▶ **Job**
Pictures stay out. Extract the lines below from the first one through the line with "opt_time = [0.77, 3.28, 8.4, 9.8, 4.4, 6.9]", both included.

▶ **Data section**
▼

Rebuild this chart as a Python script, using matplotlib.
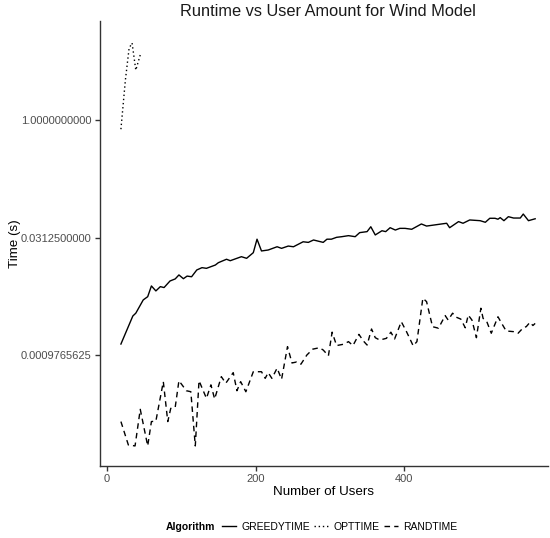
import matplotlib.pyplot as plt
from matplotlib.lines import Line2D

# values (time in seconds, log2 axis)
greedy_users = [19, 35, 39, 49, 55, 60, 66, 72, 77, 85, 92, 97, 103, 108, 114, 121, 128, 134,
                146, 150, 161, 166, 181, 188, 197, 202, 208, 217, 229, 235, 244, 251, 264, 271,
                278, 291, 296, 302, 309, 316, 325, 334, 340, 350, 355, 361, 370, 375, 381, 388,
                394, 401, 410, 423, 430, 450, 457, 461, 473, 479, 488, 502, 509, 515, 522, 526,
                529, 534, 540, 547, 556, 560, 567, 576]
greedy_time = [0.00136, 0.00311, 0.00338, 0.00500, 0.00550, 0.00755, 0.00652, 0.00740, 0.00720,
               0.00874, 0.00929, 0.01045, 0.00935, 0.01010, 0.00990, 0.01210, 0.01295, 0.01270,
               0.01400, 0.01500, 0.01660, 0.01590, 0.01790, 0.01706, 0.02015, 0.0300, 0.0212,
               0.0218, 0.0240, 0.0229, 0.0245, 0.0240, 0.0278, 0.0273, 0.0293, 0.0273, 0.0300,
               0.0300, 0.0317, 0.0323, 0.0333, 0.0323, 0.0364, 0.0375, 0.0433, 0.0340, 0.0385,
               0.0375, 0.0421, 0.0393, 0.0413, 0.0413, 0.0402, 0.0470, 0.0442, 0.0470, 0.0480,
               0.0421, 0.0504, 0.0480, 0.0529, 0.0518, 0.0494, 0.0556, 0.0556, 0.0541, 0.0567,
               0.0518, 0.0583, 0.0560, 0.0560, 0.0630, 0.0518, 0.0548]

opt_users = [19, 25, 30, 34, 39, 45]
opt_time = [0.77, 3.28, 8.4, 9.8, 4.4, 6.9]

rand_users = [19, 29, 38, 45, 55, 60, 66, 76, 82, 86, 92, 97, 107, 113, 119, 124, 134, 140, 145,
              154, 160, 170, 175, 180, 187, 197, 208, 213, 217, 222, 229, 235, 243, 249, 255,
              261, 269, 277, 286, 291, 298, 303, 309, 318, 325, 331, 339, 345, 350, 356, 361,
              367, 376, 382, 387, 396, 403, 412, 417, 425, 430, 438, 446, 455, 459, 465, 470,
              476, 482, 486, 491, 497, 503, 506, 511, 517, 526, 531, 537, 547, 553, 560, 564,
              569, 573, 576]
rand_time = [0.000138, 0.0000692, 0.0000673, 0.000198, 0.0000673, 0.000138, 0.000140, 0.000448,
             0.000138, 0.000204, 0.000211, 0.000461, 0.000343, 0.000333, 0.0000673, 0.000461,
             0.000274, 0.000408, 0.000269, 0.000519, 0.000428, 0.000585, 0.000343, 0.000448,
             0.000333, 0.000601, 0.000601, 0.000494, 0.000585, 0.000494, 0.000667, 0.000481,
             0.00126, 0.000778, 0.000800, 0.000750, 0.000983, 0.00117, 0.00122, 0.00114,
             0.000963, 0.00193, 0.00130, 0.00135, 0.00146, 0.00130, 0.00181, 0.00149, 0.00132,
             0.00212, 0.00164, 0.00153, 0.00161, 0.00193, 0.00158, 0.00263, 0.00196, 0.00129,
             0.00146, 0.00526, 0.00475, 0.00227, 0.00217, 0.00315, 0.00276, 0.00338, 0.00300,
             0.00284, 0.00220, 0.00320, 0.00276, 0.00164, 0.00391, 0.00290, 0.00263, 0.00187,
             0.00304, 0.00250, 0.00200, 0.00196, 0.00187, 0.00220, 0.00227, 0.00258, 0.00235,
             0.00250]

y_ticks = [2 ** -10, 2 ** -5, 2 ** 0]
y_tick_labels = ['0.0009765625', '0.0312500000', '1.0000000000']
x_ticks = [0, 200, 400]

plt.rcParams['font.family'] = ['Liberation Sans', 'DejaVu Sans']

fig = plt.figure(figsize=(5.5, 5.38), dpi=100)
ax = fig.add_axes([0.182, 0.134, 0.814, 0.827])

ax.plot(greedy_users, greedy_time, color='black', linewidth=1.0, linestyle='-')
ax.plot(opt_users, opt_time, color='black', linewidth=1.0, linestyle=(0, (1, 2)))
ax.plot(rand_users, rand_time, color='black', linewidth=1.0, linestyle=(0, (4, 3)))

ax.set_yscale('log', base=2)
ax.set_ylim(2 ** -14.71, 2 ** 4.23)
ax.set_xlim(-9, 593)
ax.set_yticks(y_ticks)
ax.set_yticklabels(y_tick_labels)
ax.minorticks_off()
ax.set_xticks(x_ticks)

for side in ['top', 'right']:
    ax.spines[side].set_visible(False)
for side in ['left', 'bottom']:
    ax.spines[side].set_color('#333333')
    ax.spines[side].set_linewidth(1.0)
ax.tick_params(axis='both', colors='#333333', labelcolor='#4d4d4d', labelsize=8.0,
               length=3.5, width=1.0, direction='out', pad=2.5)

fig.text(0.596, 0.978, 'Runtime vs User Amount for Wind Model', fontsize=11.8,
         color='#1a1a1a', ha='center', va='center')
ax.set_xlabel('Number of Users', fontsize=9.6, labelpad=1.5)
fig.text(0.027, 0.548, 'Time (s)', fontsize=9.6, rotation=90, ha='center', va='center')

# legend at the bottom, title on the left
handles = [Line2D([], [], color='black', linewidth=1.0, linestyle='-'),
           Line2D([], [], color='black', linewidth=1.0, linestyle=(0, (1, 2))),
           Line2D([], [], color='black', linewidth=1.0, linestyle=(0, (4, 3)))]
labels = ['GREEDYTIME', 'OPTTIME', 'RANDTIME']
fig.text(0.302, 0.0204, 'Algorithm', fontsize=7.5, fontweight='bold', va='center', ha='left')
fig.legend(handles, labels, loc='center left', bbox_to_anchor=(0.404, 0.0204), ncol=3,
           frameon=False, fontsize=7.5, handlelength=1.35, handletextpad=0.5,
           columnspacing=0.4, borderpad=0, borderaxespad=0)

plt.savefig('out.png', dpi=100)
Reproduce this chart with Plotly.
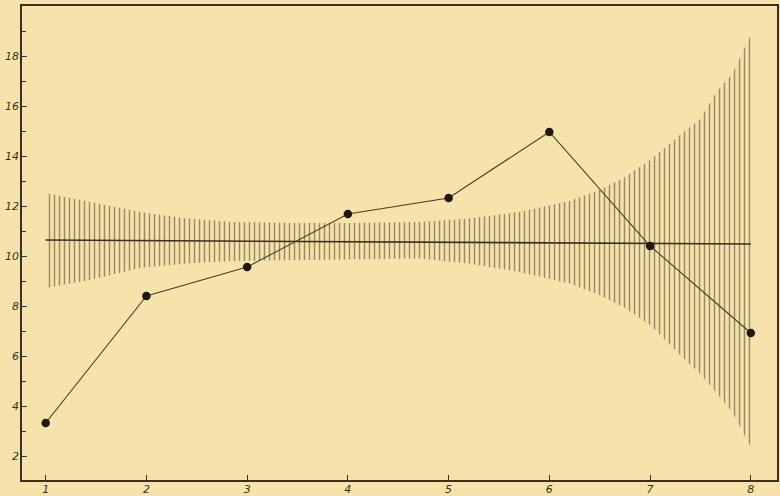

▲

▶ **Task result**
Rebuild this chart as a Python script, using matplotlib.
import matplotlib.pyplot as plt
from matplotlib.lines import Line2D

# values (time in seconds, log2 axis)
greedy_users = [19, 35, 39, 49, 55, 60, 66, 72, 77, 85, 92, 97, 103, 108, 114, 121, 128, 134,
                146, 150, 161, 166, 181, 188, 197, 202, 208, 217, 229, 235, 244, 251, 264, 271,
                278, 291, 296, 302, 309, 316, 325, 334, 340, 350, 355, 361, 370, 375, 381, 388,
                394, 401, 410, 423, 430, 450, 457, 461, 473, 479, 488, 502, 509, 515, 522, 526,
                529, 534, 540, 547, 556, 560, 567, 576]
greedy_time = [0.00136, 0.00311, 0.00338, 0.00500, 0.00550, 0.00755, 0.00652, 0.00740, 0.00720,
               0.00874, 0.00929, 0.01045, 0.00935, 0.01010, 0.00990, 0.01210, 0.01295, 0.01270,
               0.01400, 0.01500, 0.01660, 0.01590, 0.01790, 0.01706, 0.02015, 0.0300, 0.0212,
               0.0218, 0.0240, 0.0229, 0.0245, 0.0240, 0.0278, 0.0273, 0.0293, 0.0273, 0.0300,
               0.0300, 0.0317, 0.0323, 0.0333, 0.0323, 0.0364, 0.0375, 0.0433, 0.0340, 0.0385,
               0.0375, 0.0421, 0.0393, 0.0413, 0.0413, 0.0402, 0.0470, 0.0442, 0.0470, 0.0480,
               0.0421, 0.0504, 0.0480, 0.0529, 0.0518, 0.0494, 0.0556, 0.0556, 0.0541, 0.0567,
               0.0518, 0.0583, 0.0560, 0.0560, 0.0630, 0.0518, 0.0548]

opt_users = [19, 25, 30, 34, 39, 45]
opt_time = [0.77, 3.28, 8.4, 9.8, 4.4, 6.9]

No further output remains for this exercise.